Exercise details: Please print the lines between the one with "Reproduce this diagram with TikZ." and the one with "(0,0) rectangle (22,-18.76);", both ends included, exactly as written, with no pictures.

— Start Information provided —

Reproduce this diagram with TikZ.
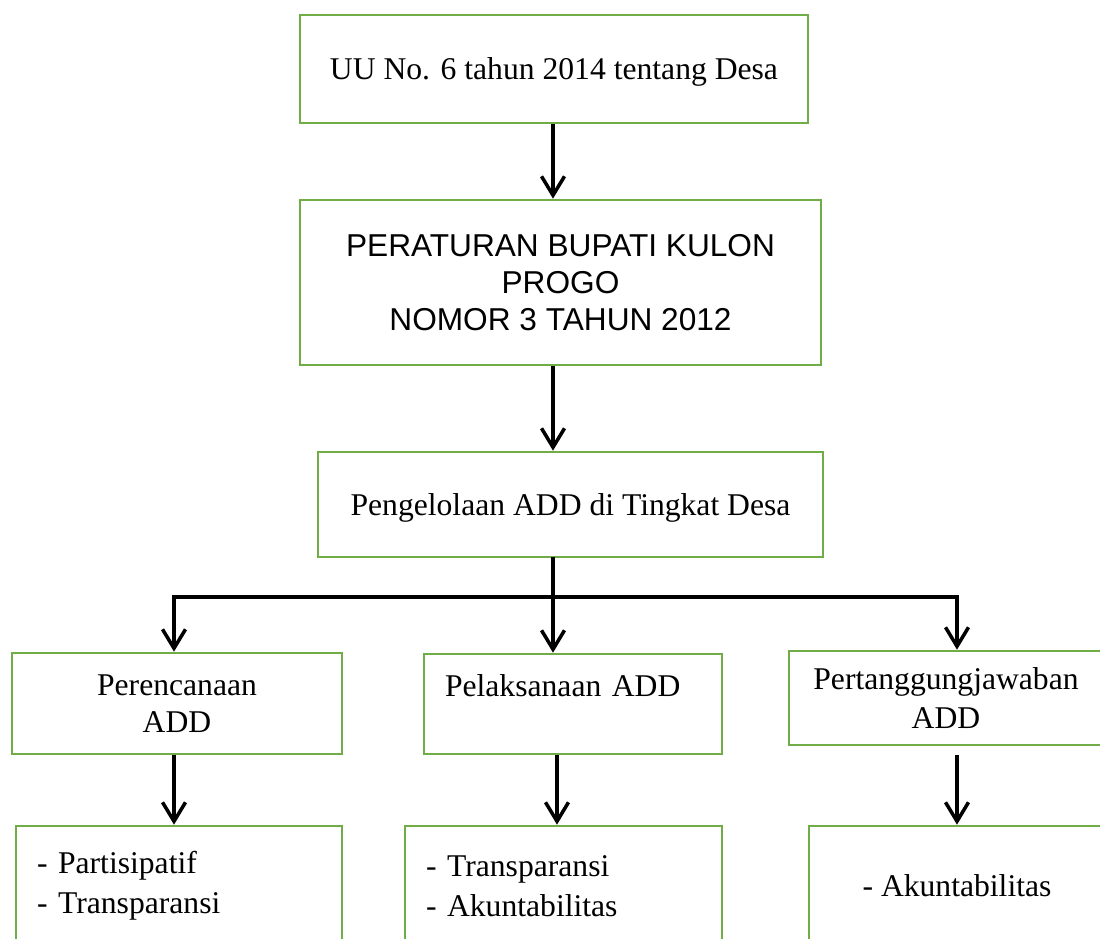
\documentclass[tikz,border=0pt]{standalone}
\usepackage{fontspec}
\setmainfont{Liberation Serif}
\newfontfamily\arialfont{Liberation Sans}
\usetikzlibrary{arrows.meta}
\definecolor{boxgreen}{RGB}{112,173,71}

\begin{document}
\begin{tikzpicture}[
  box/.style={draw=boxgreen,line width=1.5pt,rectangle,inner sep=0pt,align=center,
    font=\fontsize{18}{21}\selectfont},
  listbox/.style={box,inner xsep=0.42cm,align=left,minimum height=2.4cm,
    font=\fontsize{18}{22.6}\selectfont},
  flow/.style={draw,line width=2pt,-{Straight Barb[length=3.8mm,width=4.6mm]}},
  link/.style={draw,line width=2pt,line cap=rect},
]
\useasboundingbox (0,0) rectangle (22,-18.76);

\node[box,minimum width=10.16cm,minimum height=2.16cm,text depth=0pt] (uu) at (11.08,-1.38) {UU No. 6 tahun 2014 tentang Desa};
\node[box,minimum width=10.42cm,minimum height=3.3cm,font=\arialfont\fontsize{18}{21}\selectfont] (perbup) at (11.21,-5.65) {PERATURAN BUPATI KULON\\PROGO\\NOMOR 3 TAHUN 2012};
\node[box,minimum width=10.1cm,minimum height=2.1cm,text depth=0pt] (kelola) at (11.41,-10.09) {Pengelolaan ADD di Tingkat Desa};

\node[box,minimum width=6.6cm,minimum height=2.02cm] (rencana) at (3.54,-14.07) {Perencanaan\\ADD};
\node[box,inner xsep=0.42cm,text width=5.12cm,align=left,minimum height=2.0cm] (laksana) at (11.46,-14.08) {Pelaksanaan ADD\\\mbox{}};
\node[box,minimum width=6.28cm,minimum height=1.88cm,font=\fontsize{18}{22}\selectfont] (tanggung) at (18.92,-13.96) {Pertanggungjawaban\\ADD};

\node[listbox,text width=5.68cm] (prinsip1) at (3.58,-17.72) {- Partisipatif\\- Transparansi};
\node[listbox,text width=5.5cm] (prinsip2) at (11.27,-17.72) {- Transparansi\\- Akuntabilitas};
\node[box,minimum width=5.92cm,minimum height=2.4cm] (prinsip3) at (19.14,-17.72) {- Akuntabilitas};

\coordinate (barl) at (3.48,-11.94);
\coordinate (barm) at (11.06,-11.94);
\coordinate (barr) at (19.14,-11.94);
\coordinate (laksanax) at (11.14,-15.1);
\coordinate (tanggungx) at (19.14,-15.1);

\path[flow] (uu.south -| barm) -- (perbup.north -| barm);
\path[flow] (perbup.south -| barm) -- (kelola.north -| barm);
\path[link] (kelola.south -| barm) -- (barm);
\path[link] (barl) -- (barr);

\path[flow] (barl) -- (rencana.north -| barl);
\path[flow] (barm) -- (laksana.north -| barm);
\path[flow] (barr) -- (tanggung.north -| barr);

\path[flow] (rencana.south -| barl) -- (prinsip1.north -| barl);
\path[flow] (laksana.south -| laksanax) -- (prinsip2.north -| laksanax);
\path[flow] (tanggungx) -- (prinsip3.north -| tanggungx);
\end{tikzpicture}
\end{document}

— End Information provided —
— Start Information provided —

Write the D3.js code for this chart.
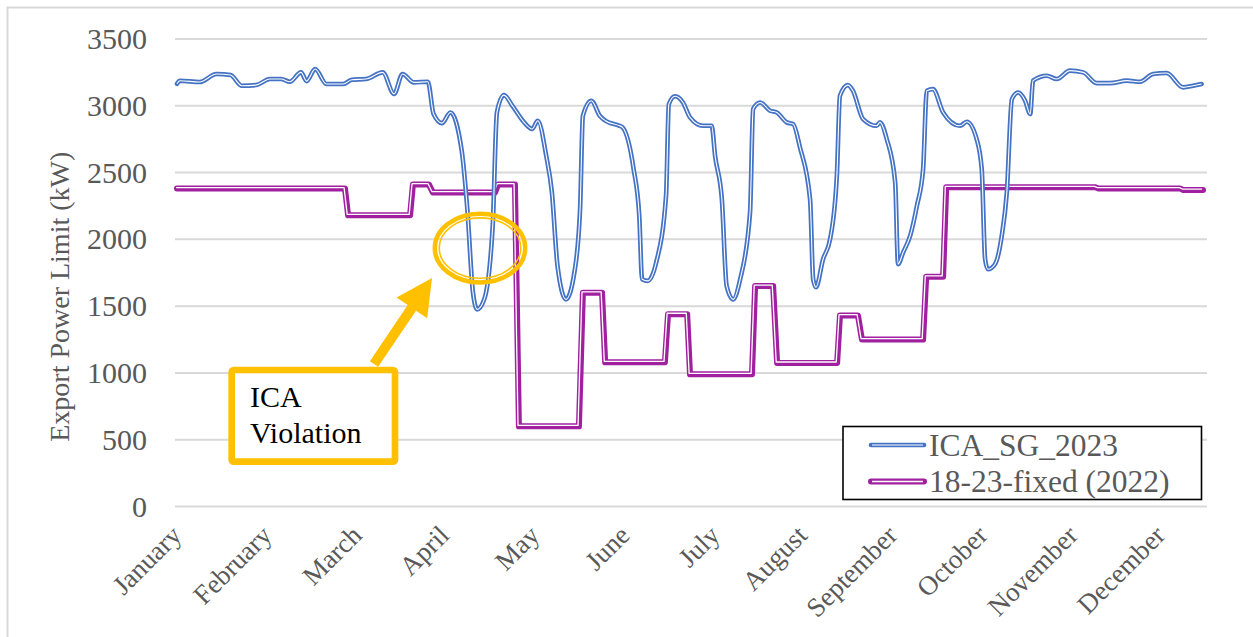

— End Information provided —

Task response:
Reproduce this diagram with TikZ.
\documentclass[tikz,border=0pt]{standalone}
\usepackage{fontspec}
\setmainfont{Liberation Serif}
\newfontfamily\arialfont{Liberation Sans}
\usetikzlibrary{arrows.meta}
\definecolor{boxgreen}{RGB}{112,173,71}

\begin{document}
\begin{tikzpicture}[
  box/.style={draw=boxgreen,line width=1.5pt,rectangle,inner sep=0pt,align=center,
    font=\fontsize{18}{21}\selectfont},
  listbox/.style={box,inner xsep=0.42cm,align=left,minimum height=2.4cm,
    font=\fontsize{18}{22.6}\selectfont},
  flow/.style={draw,line width=2pt,-{Straight Barb[length=3.8mm,width=4.6mm]}},
  link/.style={draw,line width=2pt,line cap=rect},
]
\useasboundingbox (0,0) rectangle (22,-18.76);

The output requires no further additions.